Morgan approached the topic of marriage equality, addressed in her book, and she said,
“I’m not talking about policies. I’m not running for office. Ask Michele Bachmann what she thinks. Ask the candidates running for office what they think."
How hilarious she threw her friend Bachmann under the bus in that exchange. We'd love to ask her, but
Bachmann won't answer questions about the gays either.
O'Donnell ended the interview by telling Morgan, "You're borderline being a little bit rude."
Stomping off a set when a hosts asks you about your public position is a rather bizarre tactic for conservatives to now be taking. I can't imagine what's "rude" about asking a public figure to explain their public position. Used to be they wouldn't shut up about the gays.
Still, in their own religious right echo chambers these people champion the radical notion of rewriting the Constitution to disenfranchise LGBT Americans. But Bachmann, and now O'Donnell believe they should be exempt from answering questions outside the bubble of their tent revivals on why all Americans should live under the rules they set up?

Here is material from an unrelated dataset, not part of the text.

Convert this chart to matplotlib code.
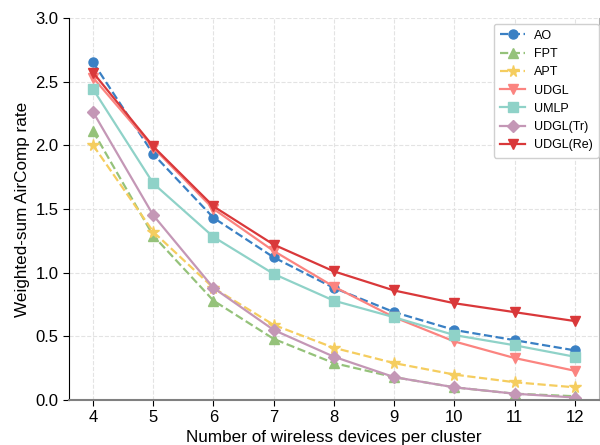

Also, from Amanda Terkel at Huffington Post comes this account O'Donnell abruptly hanging up while doing a phone interview with a local Utah radio show. (It is podcasted on Sirius and audio is posted at HuffPo.) O'Donnell, again interested only in shilling her new book, didn't appreciate it when one of the hosts summarized her loss last November as thus:
"The voters of Delaware trusted their guts and thought that you were crazy."
I'm not sure Ms. O'Donnell should have been surprised by this exchanged, the radio show is, after all, called,
"Radio from Hell." Apparently it was for her.
Show co-host Bill Allred went on to press O'Donnell on hyperbole associated with "what she achieved" and her detrimental effect on the Republican primary process. Denying that voters thought she was crazy, the exchange begins:
O'DONNELL: That's not quite true. We beat Mike Castle, the establishment Republican, in a historic primary, where we had 3 times the amount of turnout that they ever had.
Q: So there were Republicans eating their own --
O'DONNELL: Yeah, no. There were some really ground-breaking records that we accomplished, and I'm very proud of what we did in Delaware.
Q: How much did you beat Mike Castle by?
O'DONNELL: Gosh. I have the exact figure in the book --
Q: Was it a lot?
O'DONNELL: It was about 5 or 6 percent. It was a very, very respectable margin, especially when you consider how outspent we were.
Q: But you didn't trounce him. So you could just as easily say --
She's gone. Yeah, gone. She's gone! She didn't hang up. I bet her publicist hung up. Yeah.
Wow,
Sarah Palin, you really can pick a winner.